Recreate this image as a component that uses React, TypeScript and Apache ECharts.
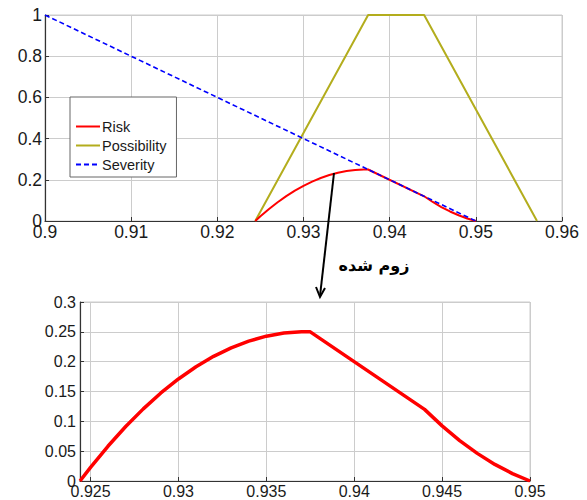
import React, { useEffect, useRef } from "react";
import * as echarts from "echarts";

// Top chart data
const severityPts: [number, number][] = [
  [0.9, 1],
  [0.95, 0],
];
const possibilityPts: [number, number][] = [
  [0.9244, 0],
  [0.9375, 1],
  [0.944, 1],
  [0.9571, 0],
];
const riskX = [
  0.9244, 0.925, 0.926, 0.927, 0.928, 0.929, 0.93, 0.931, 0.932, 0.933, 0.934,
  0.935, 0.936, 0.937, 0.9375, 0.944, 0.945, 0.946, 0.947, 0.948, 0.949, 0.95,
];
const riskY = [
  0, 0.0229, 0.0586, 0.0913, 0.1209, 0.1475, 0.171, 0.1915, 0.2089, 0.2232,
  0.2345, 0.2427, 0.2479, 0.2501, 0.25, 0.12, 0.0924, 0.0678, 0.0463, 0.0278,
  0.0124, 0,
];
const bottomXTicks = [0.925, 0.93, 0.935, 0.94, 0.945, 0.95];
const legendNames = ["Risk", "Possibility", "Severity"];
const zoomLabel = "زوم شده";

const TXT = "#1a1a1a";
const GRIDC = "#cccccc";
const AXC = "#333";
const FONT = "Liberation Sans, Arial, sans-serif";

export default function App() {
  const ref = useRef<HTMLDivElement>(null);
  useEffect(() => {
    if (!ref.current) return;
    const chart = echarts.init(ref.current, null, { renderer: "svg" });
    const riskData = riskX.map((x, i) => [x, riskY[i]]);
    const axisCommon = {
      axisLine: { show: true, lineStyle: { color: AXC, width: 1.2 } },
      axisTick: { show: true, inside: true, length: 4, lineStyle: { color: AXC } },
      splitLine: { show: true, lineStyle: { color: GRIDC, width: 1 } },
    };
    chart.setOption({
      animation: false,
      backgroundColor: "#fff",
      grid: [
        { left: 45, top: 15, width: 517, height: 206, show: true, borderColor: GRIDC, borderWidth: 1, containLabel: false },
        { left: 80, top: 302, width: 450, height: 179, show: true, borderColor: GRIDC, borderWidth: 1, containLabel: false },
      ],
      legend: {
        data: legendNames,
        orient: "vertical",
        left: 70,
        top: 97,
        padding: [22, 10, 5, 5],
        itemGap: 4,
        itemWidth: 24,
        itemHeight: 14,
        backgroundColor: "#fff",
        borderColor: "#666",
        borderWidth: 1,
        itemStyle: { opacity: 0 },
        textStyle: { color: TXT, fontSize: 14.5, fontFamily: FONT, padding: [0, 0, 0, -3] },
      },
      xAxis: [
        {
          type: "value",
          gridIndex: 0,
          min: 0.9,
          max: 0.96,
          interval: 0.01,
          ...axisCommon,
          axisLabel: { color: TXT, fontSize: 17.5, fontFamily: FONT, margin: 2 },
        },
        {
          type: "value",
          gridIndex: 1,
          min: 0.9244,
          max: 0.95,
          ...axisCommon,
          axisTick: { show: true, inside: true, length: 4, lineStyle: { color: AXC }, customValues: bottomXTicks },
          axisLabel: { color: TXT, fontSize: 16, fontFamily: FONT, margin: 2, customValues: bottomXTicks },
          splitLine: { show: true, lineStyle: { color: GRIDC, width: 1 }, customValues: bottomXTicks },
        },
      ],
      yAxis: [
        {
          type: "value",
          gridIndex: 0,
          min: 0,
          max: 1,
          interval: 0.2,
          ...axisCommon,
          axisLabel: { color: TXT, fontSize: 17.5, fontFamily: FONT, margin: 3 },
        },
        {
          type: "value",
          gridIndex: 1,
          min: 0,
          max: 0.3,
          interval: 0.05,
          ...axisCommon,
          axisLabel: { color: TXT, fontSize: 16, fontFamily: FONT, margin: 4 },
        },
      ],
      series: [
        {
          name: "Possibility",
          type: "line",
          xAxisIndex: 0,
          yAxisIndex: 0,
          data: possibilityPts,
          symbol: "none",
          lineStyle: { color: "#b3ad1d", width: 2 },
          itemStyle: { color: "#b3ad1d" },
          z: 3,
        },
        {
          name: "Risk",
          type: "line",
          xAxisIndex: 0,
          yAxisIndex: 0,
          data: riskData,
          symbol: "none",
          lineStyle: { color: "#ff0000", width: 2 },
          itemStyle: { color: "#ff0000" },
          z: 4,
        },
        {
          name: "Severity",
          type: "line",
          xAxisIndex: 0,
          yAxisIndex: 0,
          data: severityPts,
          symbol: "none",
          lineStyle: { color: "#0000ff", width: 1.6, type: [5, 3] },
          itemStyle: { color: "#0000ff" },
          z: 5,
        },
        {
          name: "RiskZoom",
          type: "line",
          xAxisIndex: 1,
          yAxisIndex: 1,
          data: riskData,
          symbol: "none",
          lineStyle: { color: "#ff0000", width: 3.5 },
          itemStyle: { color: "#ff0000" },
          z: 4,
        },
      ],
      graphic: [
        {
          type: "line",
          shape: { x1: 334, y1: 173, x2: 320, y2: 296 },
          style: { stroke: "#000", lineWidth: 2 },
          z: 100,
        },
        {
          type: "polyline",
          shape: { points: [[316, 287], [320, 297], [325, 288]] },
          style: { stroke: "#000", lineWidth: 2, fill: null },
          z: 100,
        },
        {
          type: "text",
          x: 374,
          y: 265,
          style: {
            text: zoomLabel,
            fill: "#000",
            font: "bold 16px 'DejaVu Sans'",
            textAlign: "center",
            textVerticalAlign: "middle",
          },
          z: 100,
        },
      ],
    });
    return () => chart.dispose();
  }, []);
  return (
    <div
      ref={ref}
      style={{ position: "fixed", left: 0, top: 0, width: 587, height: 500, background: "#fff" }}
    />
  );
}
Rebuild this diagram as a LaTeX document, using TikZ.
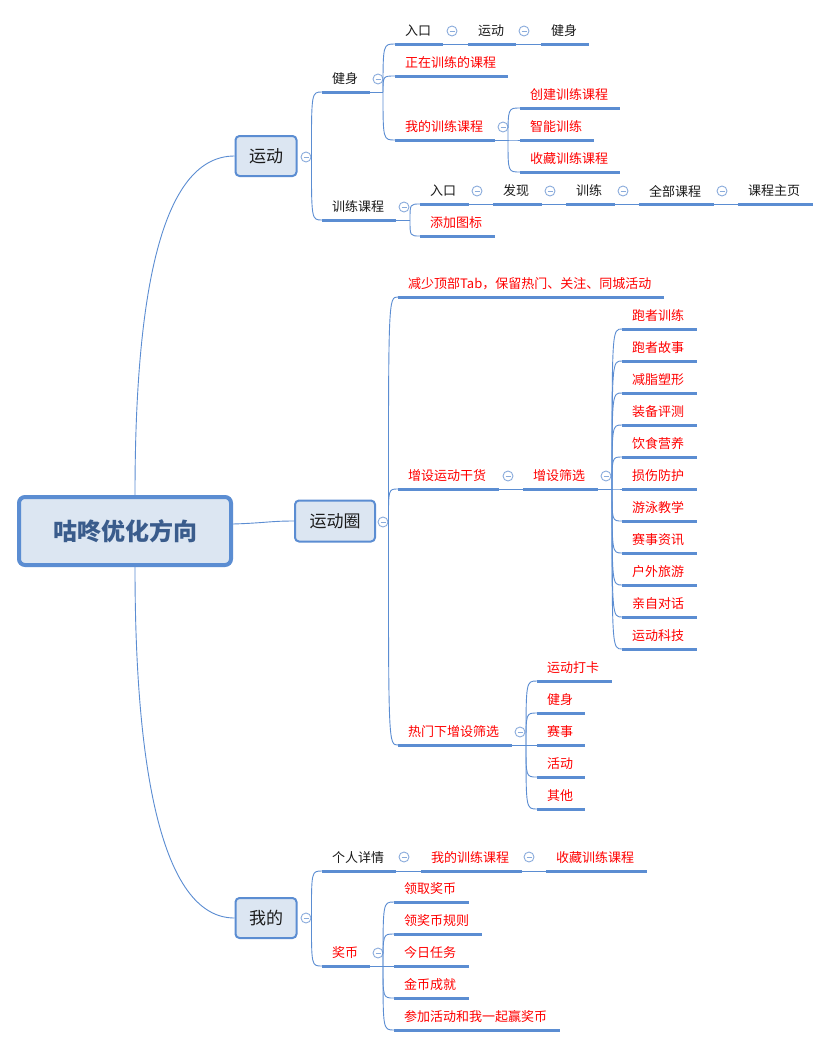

━━━━━━━━━━━━━━━━━━━━━━━━━━━━━━

*SET EXERCISE:* Give the lines again word for word, from the start of the records to the line holding "import * as", both included, and leave out any picture.

*COMPLETE RESPONSE:*
Recreate this image as a component that uses React, TypeScript and Apache ECharts.
import React, { useEffect, useRef } from "react";
import * as echarts from "echarts";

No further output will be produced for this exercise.